# Bekomme keine Verbindung (Hama USB Wlan zu Fritz! Box Wlan 3270)



## HardstylePhoenix (7. Februar 2010)

Fritz!Box Wlan 3270 (300 mb/s) heißt der sogenannte WLan Router. Der Hama USB WLan Stick (300 mb/s) bekommt zwar das Signal, aber ich kann keine Verbindung herstellen, obwohl der Netzwerkschlüssel ganz genau angegeben ist.

Wo liegt das Problem? Hat da jemand eine genau Aufbauanleitung bzw. Softwareanleitung, oder vllt. auch andere Dinge, die mir entgangen sind?
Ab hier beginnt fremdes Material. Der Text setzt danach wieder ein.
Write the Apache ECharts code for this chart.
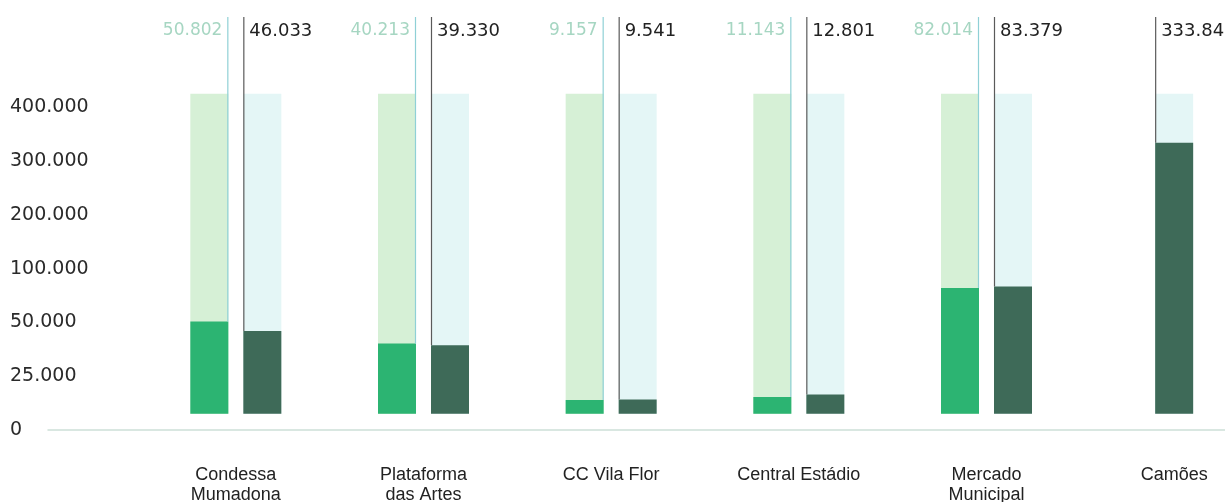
<!DOCTYPE html>
<html>
<head>
<meta charset="utf-8">
<script src="https://cdn.jsdelivr.net/npm/echarts@6/dist/echarts.min.js"></script>
<style>
html,body{margin:0;padding:0;background:#fff;}
#chart{width:1225px;height:502px;}
</style>
</head>
<body>
<div id="chart"></div>
<script>
// ---- data ----
const categories = ['Condessa\nMumadona', 'Plataforma\ndas Artes', 'CC Vila Flor', 'Central Estádio', 'Mercado\nMunicipal', 'Camões'];
const seriesGreen = [50802, 40213, 9157, 11143, 82014, null];
const seriesDark = [46033, 39330, 9541, 12801, 83379, 333847];
const tickValues = [0, 25000, 50000, 100000, 200000, 300000, 400000];
const tickLabels = ['0', '25.000', '50.000', '100.000', '200.000', '300.000', '400.000'];
const capValue = 425000; // height of the pale background columns

// ---- scale helpers (piecewise axis: each tick label is one equal step) ----
const BAR_BASE = 0.3; // bars start slightly above the "0" label
function toPos(v) {
  const pos = [BAR_BASE, 1, 2, 3, 4, 5, 6];
  if (v <= tickValues[0]) return pos[0];
  for (let k = 1; k < tickValues.length; k++) {
    if (v <= tickValues[k]) {
      return pos[k - 1] + (v - tickValues[k - 1]) / (tickValues[k] - tickValues[k - 1]) * (pos[k] - pos[k - 1]);
    }
  }
  const n = tickValues.length - 1;
  return pos[n] + (v - tickValues[n]) / (tickValues[n] - tickValues[n - 1]);
}
function fmt(v) {
  return String(Math.round(v)).replace(/\B(?=(\d{3})+(?!\d))/g, '.');
}

const NUM_FONT = '"DejaVu Sans", "Noto Sans", sans-serif';
const CAT_FONT = '"Liberation Sans", Arial, sans-serif';
const data = categories.map((c, i) => [i, seriesGreen[i], seriesDark[i]]);

function renderItem(params, api) {
  const i = api.value(0);
  const a = seriesGreen[i];
  const b = seriesDark[i];
  const center = api.coord([i, 0]);
  const base = api.coord([i, BAR_BASE])[1];
  const capY = api.coord([i, toPos(capValue)])[1];
  const W = 38, G = 15;
  const lineTop = params.coordSys.y - 74;
  const labelY = lineTop + 14;
  const children = [];
  let xb;
  if (a != null) {
    const xa = center[0] - G / 2 - W;
    const ya = api.coord([i, toPos(a)])[1];
    children.push({ type: 'rect', shape: { x: xa, y: capY, width: W, height: base - capY }, style: { fill: '#d6f0d6' } });
    children.push({ type: 'rect', shape: { x: xa, y: ya, width: W, height: base - ya }, style: { fill: '#2cb472' } });
    children.push({ type: 'line', shape: { x1: xa + W - 0.5, y1: lineTop, x2: xa + W - 0.5, y2: ya }, style: { stroke: '#8fd0d6', lineWidth: 1.2 } });
    children.push({ type: 'text', x: xa + W - 6, y: labelY, style: { text: fmt(a), textAlign: 'right', textVerticalAlign: 'middle', fill: '#a6d6c2', font: '17px ' + NUM_FONT } });
    xb = center[0] + G / 2;
  } else {
    xb = center[0] - W / 2;
  }
  const yb = api.coord([i, toPos(b)])[1];
  children.push({ type: 'rect', shape: { x: xb, y: capY, width: W, height: base - capY }, style: { fill: '#e4f6f6' } });
  children.push({ type: 'rect', shape: { x: xb, y: yb, width: W, height: base - yb }, style: { fill: '#3e6a58' } });
  children.push({ type: 'line', shape: { x1: xb + 0.5, y1: lineTop, x2: xb + 0.5, y2: yb }, style: { stroke: '#5a5a5a', lineWidth: 1.2 } });
  children.push({ type: 'text', x: xb + 6, y: labelY, style: { text: fmt(b), textAlign: 'left', textVerticalAlign: 'middle', fill: '#222', font: '18px ' + NUM_FONT } });
  return { type: 'group', children: children };
}

const chart = echarts.init(document.getElementById('chart'), null, { renderer: 'canvas' });
chart.setOption({
  animation: false,
  backgroundColor: '#ffffff',
  grid: [
    { left: 142, width: 1126, top: 91, bottom: 72, containLabel: false, outerBoundsMode: 'none' },
    { left: 48, right: 0, top: 429, bottom: 72, containLabel: false, outerBoundsMode: 'none' }
  ],
  xAxis: [
    {
      type: 'category', gridIndex: 0, data: categories,
      axisLine: { show: false }, axisTick: { show: false },
      axisLabel: { margin: 35, color: '#222', fontSize: 18, lineHeight: 20, fontFamily: CAT_FONT, interval: 0, hideOverlap: false }
    },
    {
      type: 'value', gridIndex: 1, min: 0, max: 1,
      axisLine: { show: true, lineStyle: { color: '#cde0d8', width: 1.5 } },
      axisTick: { show: false }, axisLabel: { show: false }, splitLine: { show: false }
    }
  ],
  yAxis: [
    {
      type: 'value', gridIndex: 0, min: 0, max: 6.3, interval: 1,
      axisLine: { show: false }, axisTick: { show: false }, splitLine: { show: false },
      axisLabel: {
        align: 'left', margin: 132, color: '#2a2a2a', fontSize: 19, fontFamily: NUM_FONT,
        padding: [4, 0, 0, 0],
        formatter: function (v) { return tickLabels[v] !== undefined ? tickLabels[v] : ''; }
      }
    },
    { type: 'value', gridIndex: 1, show: false, min: 0, max: 1 }
  ],
  series: [
    {
      type: 'custom', xAxisIndex: 0, yAxisIndex: 0,
      renderItem: renderItem,
      encode: { x: 0, y: 2 },
      clip: false,
      data: data
    }
  ]
});
</script>
</body>
</html>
Ich habe ein Pc System mit Windows XP Home.

Mfg. HardstylePhoenix

p.S. ich bitte dringend um Hilfe, muss jetzt gerade wieder an so einem beschissenem Schleppi aus der Verwandtschaft sitzen.


----------



## goliath (7. Februar 2010)

Hi, also den HAMA hatte ich auch mal...

Sorry aber totaler Schrott finde ich dieses Ding !
Billigstes Plastik, wird heiss ohne Ende..

Hatte ständige Verbindungsabrüche, die Treiber waren unter aller Sau !

Ich hab danach mit den WLAN Stick von Fritz geholt (mit ner Fritz box)
seitdem läuft ALLES wunderbar !!!

PPS:
Vielleicht doch noch nen Tipp:
Hast du mal an der Box das PW etc. abgeschaltet, dann connected !
Danach PW wieder einschalten...
evtl. Hilfts !


----------



## rytme (10. Februar 2010)

Hmm gehts genauer, warum kannst du keine Verbindung herstellen? Passiert einfach nichts oder kommt er beim Netzwerkadresse beziehen nicht weiter?


----------